* [Record extracts]

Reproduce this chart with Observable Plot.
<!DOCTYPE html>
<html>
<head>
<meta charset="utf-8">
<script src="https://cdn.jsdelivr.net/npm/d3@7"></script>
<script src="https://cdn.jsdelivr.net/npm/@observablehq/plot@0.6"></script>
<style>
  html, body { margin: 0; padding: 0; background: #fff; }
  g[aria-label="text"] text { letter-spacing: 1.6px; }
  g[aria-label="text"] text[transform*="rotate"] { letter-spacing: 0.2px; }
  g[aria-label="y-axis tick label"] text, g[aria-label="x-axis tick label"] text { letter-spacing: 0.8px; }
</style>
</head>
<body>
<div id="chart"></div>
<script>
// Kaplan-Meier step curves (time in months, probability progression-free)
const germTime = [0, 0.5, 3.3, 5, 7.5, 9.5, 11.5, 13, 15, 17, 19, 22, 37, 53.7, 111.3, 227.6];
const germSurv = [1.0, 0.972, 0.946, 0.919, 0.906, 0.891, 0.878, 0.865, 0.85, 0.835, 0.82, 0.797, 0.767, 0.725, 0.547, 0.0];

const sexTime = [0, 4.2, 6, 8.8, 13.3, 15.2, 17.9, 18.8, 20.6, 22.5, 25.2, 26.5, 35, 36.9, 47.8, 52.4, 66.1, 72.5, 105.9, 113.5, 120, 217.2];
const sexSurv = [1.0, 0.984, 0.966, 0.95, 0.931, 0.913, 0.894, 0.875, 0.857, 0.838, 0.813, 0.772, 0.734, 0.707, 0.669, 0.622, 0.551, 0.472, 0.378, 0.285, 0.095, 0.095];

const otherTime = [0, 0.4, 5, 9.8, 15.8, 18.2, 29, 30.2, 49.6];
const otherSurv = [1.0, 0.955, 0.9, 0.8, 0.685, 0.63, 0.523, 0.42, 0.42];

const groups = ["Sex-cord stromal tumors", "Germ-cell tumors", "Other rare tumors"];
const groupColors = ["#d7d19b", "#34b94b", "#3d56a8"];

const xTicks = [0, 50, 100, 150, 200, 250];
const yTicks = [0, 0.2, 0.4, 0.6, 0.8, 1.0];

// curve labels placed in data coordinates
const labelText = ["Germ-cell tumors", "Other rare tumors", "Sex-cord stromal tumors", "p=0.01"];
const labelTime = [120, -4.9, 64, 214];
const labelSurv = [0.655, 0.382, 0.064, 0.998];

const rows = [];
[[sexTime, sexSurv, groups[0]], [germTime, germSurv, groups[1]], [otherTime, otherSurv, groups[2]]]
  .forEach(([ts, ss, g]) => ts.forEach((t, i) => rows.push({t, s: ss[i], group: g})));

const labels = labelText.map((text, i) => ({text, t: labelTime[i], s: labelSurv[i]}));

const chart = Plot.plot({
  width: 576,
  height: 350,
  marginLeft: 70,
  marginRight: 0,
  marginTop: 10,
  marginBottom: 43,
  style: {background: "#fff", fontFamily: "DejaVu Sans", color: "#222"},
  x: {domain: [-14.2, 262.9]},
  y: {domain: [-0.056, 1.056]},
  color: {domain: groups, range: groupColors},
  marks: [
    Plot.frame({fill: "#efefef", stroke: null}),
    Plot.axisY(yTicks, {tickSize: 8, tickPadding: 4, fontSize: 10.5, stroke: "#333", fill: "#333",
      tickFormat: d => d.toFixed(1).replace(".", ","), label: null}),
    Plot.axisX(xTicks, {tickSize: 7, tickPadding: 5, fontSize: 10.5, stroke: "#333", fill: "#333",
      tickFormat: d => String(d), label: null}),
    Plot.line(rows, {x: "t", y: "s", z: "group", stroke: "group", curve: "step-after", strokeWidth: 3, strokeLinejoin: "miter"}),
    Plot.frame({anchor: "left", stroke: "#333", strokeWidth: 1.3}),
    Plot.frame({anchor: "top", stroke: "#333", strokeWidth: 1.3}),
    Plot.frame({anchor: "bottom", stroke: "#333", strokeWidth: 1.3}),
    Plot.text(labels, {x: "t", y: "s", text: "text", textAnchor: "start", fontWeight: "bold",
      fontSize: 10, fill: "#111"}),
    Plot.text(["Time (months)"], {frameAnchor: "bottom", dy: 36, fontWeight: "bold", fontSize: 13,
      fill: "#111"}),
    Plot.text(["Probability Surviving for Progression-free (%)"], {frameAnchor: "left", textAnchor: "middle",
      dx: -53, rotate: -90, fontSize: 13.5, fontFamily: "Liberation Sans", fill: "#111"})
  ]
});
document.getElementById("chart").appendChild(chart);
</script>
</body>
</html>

* * *

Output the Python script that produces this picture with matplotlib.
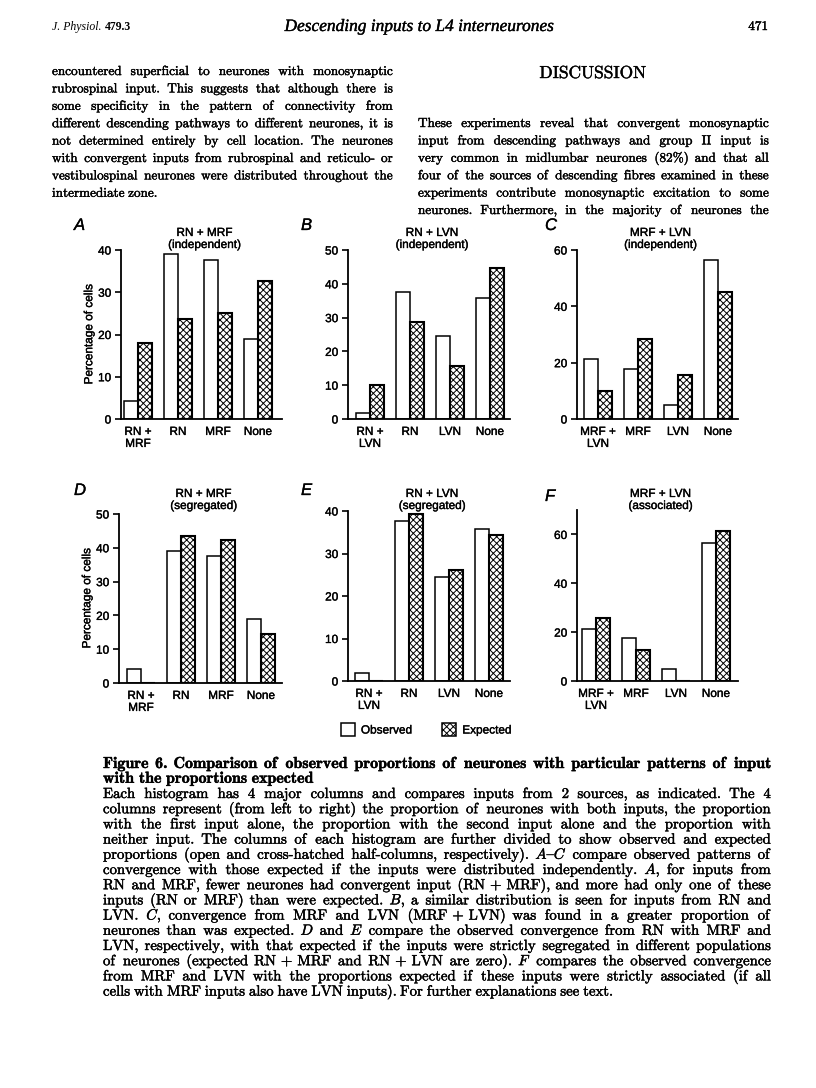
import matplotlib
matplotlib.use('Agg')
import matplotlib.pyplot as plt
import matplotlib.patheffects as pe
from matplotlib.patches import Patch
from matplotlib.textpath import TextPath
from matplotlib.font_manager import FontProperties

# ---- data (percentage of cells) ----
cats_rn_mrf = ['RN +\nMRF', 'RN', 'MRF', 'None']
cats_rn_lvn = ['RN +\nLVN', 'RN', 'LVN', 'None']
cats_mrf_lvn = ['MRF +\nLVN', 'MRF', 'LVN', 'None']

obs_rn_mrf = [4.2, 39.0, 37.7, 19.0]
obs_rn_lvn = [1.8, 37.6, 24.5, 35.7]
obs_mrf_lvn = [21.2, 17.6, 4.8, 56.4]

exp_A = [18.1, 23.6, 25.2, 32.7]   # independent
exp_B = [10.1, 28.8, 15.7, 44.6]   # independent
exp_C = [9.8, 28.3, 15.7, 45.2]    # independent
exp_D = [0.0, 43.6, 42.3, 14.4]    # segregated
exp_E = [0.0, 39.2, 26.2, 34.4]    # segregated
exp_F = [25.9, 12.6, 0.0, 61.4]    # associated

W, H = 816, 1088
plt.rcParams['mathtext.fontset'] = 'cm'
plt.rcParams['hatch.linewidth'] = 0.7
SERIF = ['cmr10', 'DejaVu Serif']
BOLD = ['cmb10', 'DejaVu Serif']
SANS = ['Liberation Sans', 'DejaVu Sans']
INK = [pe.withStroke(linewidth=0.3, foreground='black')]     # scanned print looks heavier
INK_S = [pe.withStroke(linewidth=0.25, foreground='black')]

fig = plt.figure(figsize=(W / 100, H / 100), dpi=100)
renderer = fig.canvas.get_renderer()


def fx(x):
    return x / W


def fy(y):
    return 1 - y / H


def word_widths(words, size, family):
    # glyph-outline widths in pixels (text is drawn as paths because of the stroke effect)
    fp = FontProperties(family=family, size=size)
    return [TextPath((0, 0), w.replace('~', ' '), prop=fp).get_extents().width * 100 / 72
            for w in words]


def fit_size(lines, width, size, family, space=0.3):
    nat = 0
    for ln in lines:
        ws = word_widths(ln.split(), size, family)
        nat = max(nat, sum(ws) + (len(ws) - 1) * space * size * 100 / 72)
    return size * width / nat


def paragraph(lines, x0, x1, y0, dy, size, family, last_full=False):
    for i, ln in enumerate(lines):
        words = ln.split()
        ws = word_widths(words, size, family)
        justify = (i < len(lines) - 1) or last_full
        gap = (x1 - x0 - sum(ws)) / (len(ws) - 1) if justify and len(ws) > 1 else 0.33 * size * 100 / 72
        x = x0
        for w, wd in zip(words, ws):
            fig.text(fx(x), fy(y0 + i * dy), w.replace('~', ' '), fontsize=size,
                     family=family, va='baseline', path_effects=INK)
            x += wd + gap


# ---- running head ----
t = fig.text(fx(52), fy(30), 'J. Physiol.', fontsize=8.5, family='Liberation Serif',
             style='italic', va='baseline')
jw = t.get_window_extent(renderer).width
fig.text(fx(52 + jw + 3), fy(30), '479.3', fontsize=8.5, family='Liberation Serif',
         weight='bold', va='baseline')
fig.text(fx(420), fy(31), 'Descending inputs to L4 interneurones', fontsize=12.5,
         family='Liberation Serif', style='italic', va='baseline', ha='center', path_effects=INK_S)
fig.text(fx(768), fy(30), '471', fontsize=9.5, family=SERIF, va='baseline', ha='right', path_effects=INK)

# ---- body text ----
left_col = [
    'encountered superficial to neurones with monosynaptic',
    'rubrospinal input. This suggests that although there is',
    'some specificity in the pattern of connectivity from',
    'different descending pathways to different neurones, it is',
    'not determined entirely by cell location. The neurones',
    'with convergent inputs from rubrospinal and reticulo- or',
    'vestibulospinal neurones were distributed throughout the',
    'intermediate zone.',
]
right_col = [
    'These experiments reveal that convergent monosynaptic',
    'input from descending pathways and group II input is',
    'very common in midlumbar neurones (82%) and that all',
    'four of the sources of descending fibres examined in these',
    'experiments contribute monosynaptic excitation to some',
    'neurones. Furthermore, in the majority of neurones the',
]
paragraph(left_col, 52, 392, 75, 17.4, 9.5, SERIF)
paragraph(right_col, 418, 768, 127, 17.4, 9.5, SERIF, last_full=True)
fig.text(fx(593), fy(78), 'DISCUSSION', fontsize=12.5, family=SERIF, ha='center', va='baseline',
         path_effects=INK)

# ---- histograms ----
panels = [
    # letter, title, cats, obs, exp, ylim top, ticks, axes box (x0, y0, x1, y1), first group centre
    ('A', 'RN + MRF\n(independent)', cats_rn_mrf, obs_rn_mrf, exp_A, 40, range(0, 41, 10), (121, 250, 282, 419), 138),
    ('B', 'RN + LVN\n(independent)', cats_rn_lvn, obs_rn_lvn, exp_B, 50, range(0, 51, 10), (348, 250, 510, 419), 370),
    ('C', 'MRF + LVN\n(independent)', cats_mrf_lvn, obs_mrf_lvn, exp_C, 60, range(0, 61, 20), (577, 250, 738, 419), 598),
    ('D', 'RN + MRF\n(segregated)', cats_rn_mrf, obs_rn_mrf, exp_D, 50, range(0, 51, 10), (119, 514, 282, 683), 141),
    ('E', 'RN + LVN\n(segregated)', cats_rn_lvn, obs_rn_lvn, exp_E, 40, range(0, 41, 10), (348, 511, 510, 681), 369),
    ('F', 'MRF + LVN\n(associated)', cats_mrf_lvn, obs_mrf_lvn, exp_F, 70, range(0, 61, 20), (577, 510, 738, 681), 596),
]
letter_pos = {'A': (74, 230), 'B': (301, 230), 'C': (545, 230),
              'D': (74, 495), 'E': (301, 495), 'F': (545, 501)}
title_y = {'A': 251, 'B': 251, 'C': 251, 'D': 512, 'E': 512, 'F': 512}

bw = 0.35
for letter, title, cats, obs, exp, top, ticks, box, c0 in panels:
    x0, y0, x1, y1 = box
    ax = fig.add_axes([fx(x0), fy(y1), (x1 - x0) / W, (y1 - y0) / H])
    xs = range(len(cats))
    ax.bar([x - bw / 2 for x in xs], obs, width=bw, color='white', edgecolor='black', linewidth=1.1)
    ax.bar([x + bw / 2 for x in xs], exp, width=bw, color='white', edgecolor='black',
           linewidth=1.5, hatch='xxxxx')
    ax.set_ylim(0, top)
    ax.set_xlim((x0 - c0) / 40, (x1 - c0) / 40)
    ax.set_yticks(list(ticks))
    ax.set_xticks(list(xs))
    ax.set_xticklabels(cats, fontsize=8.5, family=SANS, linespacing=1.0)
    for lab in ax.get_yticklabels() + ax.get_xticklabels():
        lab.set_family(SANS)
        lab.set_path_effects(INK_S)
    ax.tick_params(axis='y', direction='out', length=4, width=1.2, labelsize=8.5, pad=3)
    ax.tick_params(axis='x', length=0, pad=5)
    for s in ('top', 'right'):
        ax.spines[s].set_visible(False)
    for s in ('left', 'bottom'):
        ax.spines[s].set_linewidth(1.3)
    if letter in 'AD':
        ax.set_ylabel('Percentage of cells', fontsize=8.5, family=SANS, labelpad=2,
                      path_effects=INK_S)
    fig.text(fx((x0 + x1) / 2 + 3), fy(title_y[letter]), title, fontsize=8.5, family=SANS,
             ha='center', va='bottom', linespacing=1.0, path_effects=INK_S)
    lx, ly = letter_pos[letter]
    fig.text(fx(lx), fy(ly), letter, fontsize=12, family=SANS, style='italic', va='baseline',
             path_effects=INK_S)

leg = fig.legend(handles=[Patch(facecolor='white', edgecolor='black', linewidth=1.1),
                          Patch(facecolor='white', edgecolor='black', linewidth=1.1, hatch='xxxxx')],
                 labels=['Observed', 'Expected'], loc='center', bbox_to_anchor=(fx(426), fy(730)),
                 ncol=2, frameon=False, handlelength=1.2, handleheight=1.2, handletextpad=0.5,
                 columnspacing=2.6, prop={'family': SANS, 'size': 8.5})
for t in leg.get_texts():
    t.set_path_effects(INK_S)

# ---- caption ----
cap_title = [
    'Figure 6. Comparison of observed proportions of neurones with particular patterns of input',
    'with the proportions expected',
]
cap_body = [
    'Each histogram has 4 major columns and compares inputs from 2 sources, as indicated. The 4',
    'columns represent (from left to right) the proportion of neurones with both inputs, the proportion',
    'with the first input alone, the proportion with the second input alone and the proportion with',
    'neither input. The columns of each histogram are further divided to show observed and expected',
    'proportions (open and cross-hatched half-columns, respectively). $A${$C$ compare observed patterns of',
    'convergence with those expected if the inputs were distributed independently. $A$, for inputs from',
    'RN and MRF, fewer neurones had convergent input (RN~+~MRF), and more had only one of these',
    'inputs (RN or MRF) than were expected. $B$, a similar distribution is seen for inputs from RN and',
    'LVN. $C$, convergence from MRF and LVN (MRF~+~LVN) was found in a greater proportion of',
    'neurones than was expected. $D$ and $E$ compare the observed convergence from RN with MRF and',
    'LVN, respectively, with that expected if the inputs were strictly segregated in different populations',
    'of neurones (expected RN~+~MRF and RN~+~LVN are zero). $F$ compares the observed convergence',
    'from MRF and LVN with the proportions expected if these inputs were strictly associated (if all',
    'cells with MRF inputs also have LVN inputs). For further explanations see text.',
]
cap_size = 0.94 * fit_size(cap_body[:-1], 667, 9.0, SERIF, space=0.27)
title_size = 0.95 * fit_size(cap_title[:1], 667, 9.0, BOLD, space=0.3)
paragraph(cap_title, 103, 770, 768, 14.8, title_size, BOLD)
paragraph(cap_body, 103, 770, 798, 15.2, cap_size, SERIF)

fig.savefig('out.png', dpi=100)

* [Prompt]
Extract each line holding the word "that" from the records.

* [Reply]
Output the Python script that produces this picture with matplotlib.
    'rubrospinal input. This suggests that although there is',
    'These experiments reveal that convergent monosynaptic',
    'very common in midlumbar neurones (82%) and that all',
    'LVN, respectively, with that expected if the inputs were strictly segregated in different populations',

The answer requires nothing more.